Le moins que l’on puisse dire pour l’année 2024, c’est qu’elle aura été prolifique pour la pop luxuriante hexagonale. En effet, quelques semaines après The Afternoon Of Our Lives, superbe second album d’Olivier Rocabois, voici que paraît, ces jours-ci, le second album non moins superbe de Pacôme Genty, Hestia.
Petite présentation pour ceux qui, comme moi, ne connaîtraient pas Pacôme Genty. Le sieur sort certes son second disque mais n’en n’est pas à son coup d’essai. Il faut remonter à l’an de grâce 2007 pour retrouver une trace de Pacôme Genty, fondateur alors du groupe Rrose Tacet. Le duo se fait remarquer dans un premier temps en 2007 avec I Heard You Looking (chronique dans les inrocks), puis en 2008 avec un très bon Ep, s’étoffe, devient quatuor et publie, quatre ans plus tard The Lonely Ones, excellent album d’indie pop, qui leur permet de tourner avec quelques pointures du genre (Tunng, Owen Pallette, Julie Doiron). Ensuite, le quatuor splitte et Genty revient avec une autre formation sous le patronyme d’Erevan Tusk qui publie deux albums (en 2012 et 2019) et commence à dessiner ce qui caractérisera la musique de Pacôme Genty, une pop savante très psychédélique (Animal Collective, Beach Boys dans le rétro). En 2021, il abandonne à nouveau l’idée de groupe pour revenir cette fois-ci en solo et sortir son premier album chez Microculture. En regard de celui qui nous intéresse aujourd’hui, Debut Album est certes un très bon disque mais étonnamment sage. Il faut attendre les deux derniers morceaux (Uniformes, So Much So Little) pour qu’un peu de folie s’invite et nous laisse entrevoir ce que sera Hestia.
À savoir une sorte de rêve éveillé sous LSD. Un disque qui réinvente les 70‘s à coup de tropicalia, de bossa nova, de psychédélisme, d’arrangements baroques, où s’invitent Jobim, Syd Barrett et même Murat (la ligne mélodique de Griselda rappelle Le Mendiant A Rio de l’irascible auvergnat). Où les fantômes sont à la fois omniprésents et bienveillants, créant, de ce fait, une atmosphère assez unique : un doux onirisme très enveloppant, chaleureux et rassurant, duquel il est difficile d’extraire une chanson marquante. On pourrait citer Griselda, Talk Walk, Minha Querida, Lonely As A Cloud, chansons alternant tropicalia et folk psyché sous acides mais non. Hestia forme un tout, réfléchi.

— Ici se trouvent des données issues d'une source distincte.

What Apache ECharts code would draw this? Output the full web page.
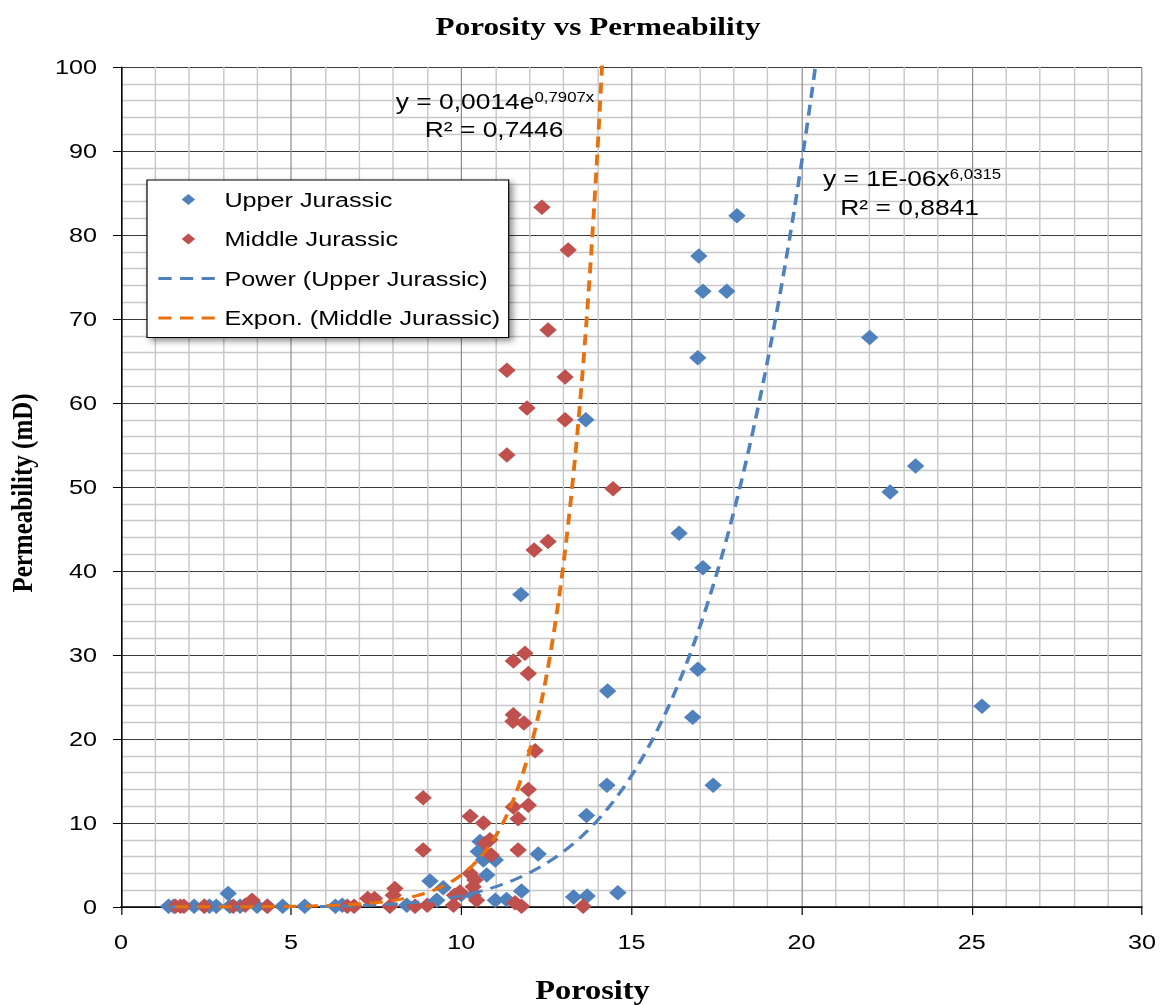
<!DOCTYPE html>
<html>
<head>
<meta charset="utf-8">
<title>Porosity vs Permeability</title>
<script src="https://cdn.jsdelivr.net/npm/echarts@6/dist/echarts.min.js"></script>
<style>
  html, body { margin: 0; padding: 0; background: #ffffff; overflow: hidden; }
  #wrap { width: 1164px; height: 1005px; overflow: hidden; }
  /* the chart is laid out on a narrower canvas and widened 1.2x */
  #chart { width: 970px; height: 1005px; transform: scaleX(1.2); transform-origin: 0 0; }
</style>
</head>
<body>
<div id="wrap"><div id="chart"></div></div>
<script>
// ---- Core samples: porosity (%) and permeability (mD) ----
const upperJurassic = [
  [1.40, 0.1], [1.55, 0.1], [2.15, 0.1], [2.45, 0.1], [2.60, 0.1], [2.80, 0.1],
  [3.15, 1.6], [3.20, 0.1], [3.50, 0.1], [4.00, 0.1], [4.30, 0.1], [4.75, 0.1],
  [5.40, 0.1], [6.30, 0.1], [6.50, 0.2], [8.40, 0.2],
  [9.08, 3.1], [9.28, 0.8], [9.47, 2.3], [10.00, 1.5], [10.35, 1.4], [10.50, 6.6],
  [10.55, 7.8], [10.65, 5.6], [10.75, 3.8], [11.00, 5.6], [11.00, 0.8], [11.33, 0.9],
  [11.75, 37.2], [11.77, 1.9], [12.26, 6.3], [13.30, 1.2], [13.68, 10.9], [13.70, 1.3],
  [13.66, 58.0], [14.28, 14.5], [14.30, 25.7], [14.60, 1.7], [16.40, 44.5], [16.80, 22.6],
  [16.95, 28.3], [16.95, 65.4], [16.98, 77.5], [17.10, 40.4], [17.10, 73.3], [17.40, 14.5],
  [17.80, 73.3], [18.10, 82.3], [22.00, 67.8], [22.60, 49.4], [23.35, 52.5], [25.30, 23.9]
];

const middleJurassic = [
  [1.60, 0.1], [1.75, 0.1], [1.85, 0.1], [2.45, 0.1], [3.30, 0.1], [3.65, 0.2],
  [3.85, 0.8], [4.30, 0.1], [6.65, 0.1], [6.85, 0.1], [7.25, 1.0], [7.45, 1.0],
  [7.90, 0.1], [8.00, 1.4], [8.05, 2.2], [8.64, 0.1], [8.88, 13.0], [8.88, 6.8],
  [9.00, 0.2], [9.77, 0.2], [9.80, 1.4], [9.96, 1.8], [10.26, 10.8], [10.26, 4.0],
  [10.35, 2.4], [10.40, 3.2], [10.45, 0.8], [10.65, 10.0], [10.70, 7.6], [10.84, 8.0],
  [10.88, 6.2], [11.34, 53.8], [11.34, 63.9], [11.53, 11.9], [11.53, 29.3], [11.53, 22.9],
  [11.52, 22.1], [11.58, 0.5], [11.67, 10.5], [11.67, 6.8], [11.77, 0.1], [11.84, 21.9],
  [11.87, 30.2], [11.93, 59.4], [11.97, 27.8], [11.97, 12.1], [11.97, 14.0], [12.14, 42.5],
  [12.17, 18.6], [12.37, 83.3], [12.55, 68.7], [12.55, 43.5], [13.05, 63.1], [13.05, 58.0],
  [13.14, 78.2], [13.58, 0.1], [14.46, 49.8]
];

// ---- Fitted trend lines ----
// power fit for Upper Jurassic (coefficient shown rounded as 1E-06 in its label)
const POWER_COEF = 1.26e-6;
const POWER_EXP = 6.0315;
// exponential fit for Middle Jurassic
const EXPON_COEF = 0.0014;
const EXPON_RATE = 0.7907;

const seriesNames = ['Upper Jurassic', 'Middle Jurassic', 'Power (Upper Jurassic)', 'Expon. (Middle Jurassic)'];
const xTicks = { min: 0, max: 30, step: 5 };
const yTicks = { min: 0, max: 100, step: 10 };

// sample a fitted curve across the x-range of its data set
function trend(points, fn) {
  const xs = points.map(p => p[0]);
  const x0 = Math.min(...xs), x1 = Math.max(...xs);
  const out = [];
  const n = 600;
  for (let i = 0; i <= n; i++) {
    const x = x0 + (x1 - x0) * i / n;
    const y = fn(x);
    out.push([x, y]);
    if (y > yTicks.max) break;
  }
  return out;
}
const powerLine = trend(upperJurassic, x => POWER_COEF * Math.pow(x, POWER_EXP));
const exponLine = trend(middleJurassic, x => EXPON_COEF * Math.exp(EXPON_RATE * x));

const BLUE = '#4F81BD';
const RED = '#C0504D';
const ORANGE = '#E8710F';
const SANS = "'Liberation Sans', Arial, sans-serif";
const SERIF = "'Liberation Serif', 'Times New Roman', serif";

// legend marker: a small diamond centred in a 50x12 icon box
// (two hair-thin corner specks fix the box so the diamond is not stretched)
const LEGEND_DIAMOND = 'path://M0,0h0.01v0.01h-0.01z M50,12h-0.01v-0.01h0.01z M25,0.4L30.6,6L25,11.6L19.4,6z';

const chart = echarts.init(document.getElementById('chart'), null, { renderer: 'svg' });

const supStyle = { fontFamily: SANS, fontSize: 14, fill: '#000', color: '#000', verticalAlign: 'top', padding: [0, 0, 6, 0] };
const mainStyle = { fontFamily: SANS, fontSize: 22, fill: '#000', color: '#000' };

chart.setOption({
  backgroundColor: '#ffffff',
  animation: false,
  title: {
    text: 'Porosity vs Permeability',
    left: 358, top: 8,
    textStyle: { fontFamily: SERIF, fontWeight: 'bold', fontSize: 26, color: '#000' }
  },
  grid: { left: 100.8, top: 67, width: 850.8, height: 840, outerBoundsMode: 'none' },
  legend: {
    orient: 'vertical',
    left: 122.5, top: 180,
    itemWidth: 50, itemHeight: 12, itemGap: 18.5,
    padding: [9, 7, 9, 8],
    backgroundColor: '#ffffff',
    borderColor: '#000000', borderWidth: 1,
    shadowBlur: 6, shadowColor: 'rgba(0,0,0,0.45)', shadowOffsetX: 3, shadowOffsetY: 3,
    selectedMode: false,
    textStyle: { fontFamily: SANS, fontSize: 21, color: '#000' },
    data: [
      { name: seriesNames[0], icon: LEGEND_DIAMOND },
      { name: seriesNames[1], icon: LEGEND_DIAMOND },
      { name: seriesNames[2], lineStyle: { width: 3 }, itemStyle: { opacity: 0 } },
      { name: seriesNames[3], lineStyle: { width: 3 }, itemStyle: { opacity: 0 } }
    ]
  },
  xAxis: {
    type: 'value',
    min: xTicks.min, max: xTicks.max, interval: xTicks.step,
    name: 'Porosity', nameLocation: 'middle', nameGap: 69,
    nameTextStyle: { fontFamily: SERIF, fontWeight: 'bold', fontSize: 27, color: '#000', padding: [0, 65, 0, 0] },
    axisLine: { onZero: false, lineStyle: { color: '#000', width: 1.5 } },
    axisTick: { show: true, length: 8, lineStyle: { color: '#000', width: 1 } },
    axisLabel: { fontFamily: SANS, fontSize: 21, color: '#000', margin: 24 },
    splitLine: { show: true, lineStyle: { color: '#8c8c8c', width: 1 } },
    minorTick: { show: false, splitNumber: 5 },
    minorSplitLine: { show: true, lineStyle: { color: '#c8c8c8', width: 1.2 } }
  },
  yAxis: {
    type: 'value',
    min: yTicks.min, max: yTicks.max, interval: yTicks.step,
    name: 'Permeability (mD)', nameLocation: 'middle', nameGap: 70,
    nameTextStyle: { fontFamily: SERIF, fontWeight: 'bold', fontSize: 25, color: '#000', padding: [0, 12, 0, 0] },
    axisLine: { onZero: false, lineStyle: { color: '#000', width: 1.25 } },
    axisTick: { show: true, length: 6.7, lineStyle: { color: '#000', width: 1 } },
    axisLabel: { fontFamily: SANS, fontSize: 21, color: '#000', margin: 20 },
    splitLine: { show: true, lineStyle: { color: '#3a3a3a', width: 1 } },
    minorTick: { show: false, splitNumber: 5 },
    minorSplitLine: { show: true, lineStyle: { color: '#c8c8c8', width: 1.4 } }
  },
  series: [
    {
      name: seriesNames[0], type: 'scatter', data: upperJurassic,
      symbol: 'diamond', symbolSize: [14.5, 15.5],
      itemStyle: { color: BLUE, opacity: 1 }, z: 3
    },
    {
      name: seriesNames[1], type: 'scatter', data: middleJurassic,
      symbol: 'diamond', symbolSize: [14.5, 15.5],
      itemStyle: { color: RED, opacity: 1 }, z: 4
    },
    {
      name: seriesNames[2], type: 'line', data: powerLine,
      showSymbol: false, symbol: 'none', smooth: false, clip: true,
      lineStyle: { color: BLUE, width: 3, type: [11, 7] },
      itemStyle: { color: BLUE }, z: 5
    },
    {
      name: seriesNames[3], type: 'line', data: exponLine,
      showSymbol: false, symbol: 'none', smooth: false, clip: true,
      lineStyle: { color: ORANGE, width: 3.2, type: [11, 7] },
      itemStyle: { color: ORANGE }, z: 6
    }
  ],
  graphic: [
    {
      type: 'text', x: 412.5, y: 101, z: 10,
      style: { text: '{m|y = 0,0014e}{s|0,7907x}', align: 'center', verticalAlign: 'middle', rich: { m: mainStyle, s: supStyle } }
    },
    {
      type: 'text', x: 411.7, y: 129, z: 10,
      style: { text: 'R² = 0,7446', align: 'center', verticalAlign: 'middle', fontFamily: SANS, fontSize: 22, fill: '#000' }
    },
    {
      type: 'text', x: 760, y: 178, z: 10,
      style: { text: '{m|y = 1E-06x}{s|6,0315}', align: 'center', verticalAlign: 'middle', rich: { m: mainStyle, s: supStyle } }
    },
    {
      type: 'text', x: 758, y: 207, z: 10,
      style: { text: 'R² = 0,8841', align: 'center', verticalAlign: 'middle', fontFamily: SANS, fontSize: 22, fill: '#000' }
    }
  ]
});
</script>
</body>
</html>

Si j’osais, j’évoquerais à son sujet un concept-album mais un concept-album où l’inconscient aurait pris le pas sur l’intellect, où Pacôme Genty serait entré en transe pour créer un doux cocon, une bulle musicale flottant dans des limbes kaléidoscopiques et multicolores. Un projet un peu fou, parfois mal dégrossi (Saint-Elmo ou cette impression d’erreur de mixage et que les enceintes déconnent), à la limite du lo-fi (le sublime instrumental Modesty) mais toujours surprenant.

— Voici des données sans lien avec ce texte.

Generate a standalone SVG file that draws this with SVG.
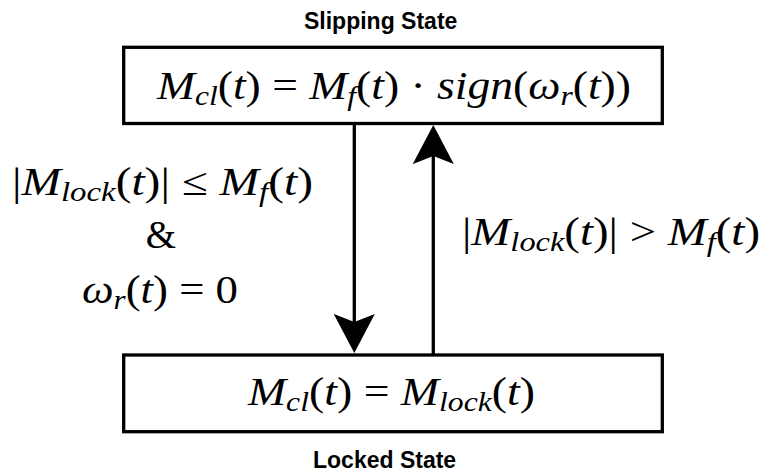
<svg xmlns="http://www.w3.org/2000/svg" width="764" height="475" viewBox="0 0 764 475">
<style>
.box{fill:#fff;stroke:#000;stroke-width:3.3}
.lbl{font-family:"Liberation Sans",Arial,sans-serif;font-weight:bold;font-size:23px;fill:#000}
.m{font-family:"Liberation Serif","Times New Roman",serif;font-size:39px;fill:#000}
.i{font-style:italic}
.s{font-size:27px}
.conn{stroke:#000;stroke-width:3.3;fill:none}
</style>
<defs>
<marker id="arr" viewBox="0 0 39 41" refX="8" refY="20.5" markerWidth="39" markerHeight="41" markerUnits="userSpaceOnUse" orient="auto"><path d="M39,20.5 L0,0 L8,20.5 L0,41 Z" fill="#000"/></marker>
</defs>
<rect width="764" height="475" fill="#fff"/>
<g id="slipping">
<rect class="box" x="123.7" y="47.3" width="538.6" height="76.2"/>
<text class="lbl" x="304" y="29">Slipping State</text>
<text class="m" x="157" y="99" textLength="474" lengthAdjust="spacingAndGlyphs"><tspan class="i">M</tspan><tspan class="i s" dy="6">cl</tspan><tspan dy="-6">(</tspan><tspan class="i">t</tspan><tspan>) = </tspan><tspan class="i">M</tspan><tspan class="i s" dy="6">f</tspan><tspan dy="-6">(</tspan><tspan class="i">t</tspan><tspan>) · </tspan><tspan class="i">sign</tspan><tspan>(</tspan><tspan class="i">ω</tspan><tspan class="i s" dy="6">r</tspan><tspan dy="-6">(</tspan><tspan class="i">t</tspan><tspan>))</tspan></text>
</g>
<g id="locked">
<rect class="box" x="123.7" y="355" width="538.6" height="76.7"/>
<text class="lbl" x="313" y="468">Locked State</text>
<text class="m" x="248" y="405" textLength="287" lengthAdjust="spacingAndGlyphs"><tspan class="i">M</tspan><tspan class="i s" dy="6">cl</tspan><tspan dy="-6">(</tspan><tspan class="i">t</tspan><tspan>) = </tspan><tspan class="i">M</tspan><tspan class="i s" dy="6">lock</tspan><tspan dy="-6">(</tspan><tspan class="i">t</tspan><tspan>)</tspan></text>
</g>
<g id="connectors">
<line class="conn" x1="354.3" y1="123.5" x2="354.3" y2="322" marker-end="url(#arr)"/>
<line class="conn" x1="433.3" y1="355" x2="433.3" y2="156" marker-end="url(#arr)"/>
<text class="m" x="12" y="195" textLength="301" lengthAdjust="spacingAndGlyphs"><tspan>|</tspan><tspan class="i">M</tspan><tspan class="i s" dy="6">lock</tspan><tspan dy="-6">(</tspan><tspan class="i">t</tspan><tspan>)| ≤ </tspan><tspan class="i">M</tspan><tspan class="i s" dy="6">f</tspan><tspan dy="-6">(</tspan><tspan class="i">t</tspan><tspan>)</tspan></text>
<text class="m" x="161" y="248" text-anchor="middle">&amp;</text>
<text class="m" x="82" y="303" textLength="156" lengthAdjust="spacingAndGlyphs"><tspan class="i">ω</tspan><tspan class="i s" dy="6">r</tspan><tspan dy="-6">(</tspan><tspan class="i">t</tspan><tspan>) = 0</tspan></text>
<text class="m" x="462" y="245" textLength="298" lengthAdjust="spacingAndGlyphs"><tspan>|</tspan><tspan class="i">M</tspan><tspan class="i s" dy="6">lock</tspan><tspan dy="-6">(</tspan><tspan class="i">t</tspan><tspan>)| &gt; </tspan><tspan class="i">M</tspan><tspan class="i s" dy="6">f</tspan><tspan dy="-6">(</tspan><tspan class="i">t</tspan><tspan>)</tspan></text>
</g>
</svg>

Et ce à plusieurs niveaux : dans le sens où Hestia se bonifie à chaque écoute, où l’album fourmille tellement de détails qu’il faut de nombreuses écoutes pour totalement l’appréhender. Surprenant également de par son ambition, à la fois modeste dans sa construction, souvent fragile, et d’un aplomb incroyable (moi, je suis le Mercury Rev de Deserter Song et Syd Barrett du premier Floyd à moi tout seul). Un disque d’une très belle ambivalence, modeste et ambitieux, onirique, chaleureux. Bref, le genre d’album à garder pour les premiers frimas, histoire d’apporter un peu de douceur dans tous les foyers de France et de Navarre.